Let’s be honest: the principle above is exactly why Beckham was dismissed in the first place. Missouri, like every other college football program, has a specific set of guidelines that its student-athletes must follow. If they fail to do so, they’re dismissed from the program.

Because actions have consequences.

However, if the NCAA allows Green-Beckham to play this fall, it’s basically ignoring this all-important principle. After all, by giving him immediate eligibility without having to sit out a year, the NCAA is setting a precedent that a student-athlete can be kicked out of Division I school and transfer to another one without missing any playing time. As long as the initiating school goes along with the “runoff rule” story, which they might for fear of a lawsuit for derailing someone’s professional career, there’d be nothing to stop a dismissed player from suiting up at another school in the fall.

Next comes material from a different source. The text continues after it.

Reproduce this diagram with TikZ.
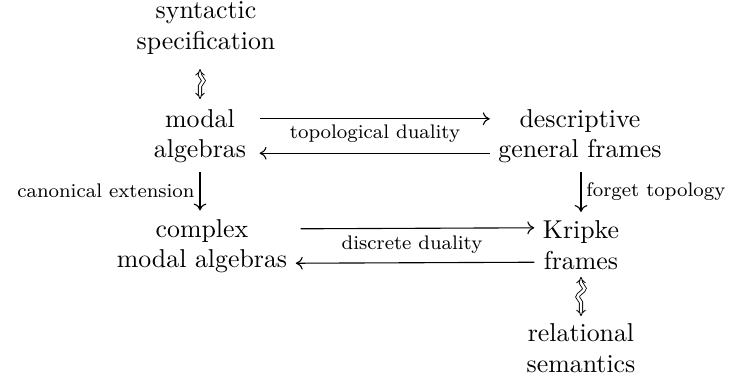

That’s a very dangerous message to send. While it’s not saying it directly, the NCAA would be implying that some people are above the law.

If the goal of college athletics is really to prepare student-athletes for life outside of sports, it cannot have that happen…

…which is why the NCAA must rule him ineligible. In sports, as in life, every action should have consequences.

Matt Zemek:

On Twitter @SectionMZ

The answer? No.

The most important principle to safeguard is this, and it is also the principle that should have been safeguarded — but wasn’t — in the Ray Rice situation:

There is total innocence, there is innocence in the eyes of the law, and there is innocence in terms of privileges granted. Of these three forms of innocence, one exists before God (if you believe in God) or, if not God, in the deepest recesses of the human heart and what it knows is true. Innocence in the legal system and innocence according to the directives of a commissioner or a murky college sports process are forms of innocence as seen by the limited actions of individuals who face competing interests and priorities.

Dorial Green-Beckham and Ray Rice might be innocent as a purely legal matter, but surely they were not and are not totally innocent in that loftier sense. They are not innocent of reprehensible conduct involving women. The standardization of punishment in sports is an important issue which flows from these incidents and the Sunday revelations about what’s been happening at the Air Force Academy, but they’re issues for another day and time. The larger discussion encompassing the standardization of punishment is indeed the severity of punishment — whatever it might be — for a given set of offenses. Surely, poor conduct toward other persons carrying the whiff of violence if not the act of violence (which definitely existed in Rice’s case with a clarity we could all see on video) should be punished more severely than marijuana use or nonviolent forms of illegal activity. More to the point, if there are doubts about a young man’s ability to treat women in a nonviolent way, society should have the highest interest in making sure that such a man takes as much time as humanly possible to learn how to be nonviolent. Taking a year off from football is the way to teach that lesson… not to throw that man back into the testosterone-drenched world of…. football.

Dorial Green-Beckham wouldn’t have been kicked out of the University of Missouri had he been totally innocent, innocent in the ultimate and purest sense of the notion. Given the severity of the issue of violence towards women, a full season away from football is the only sane punishment to hand down.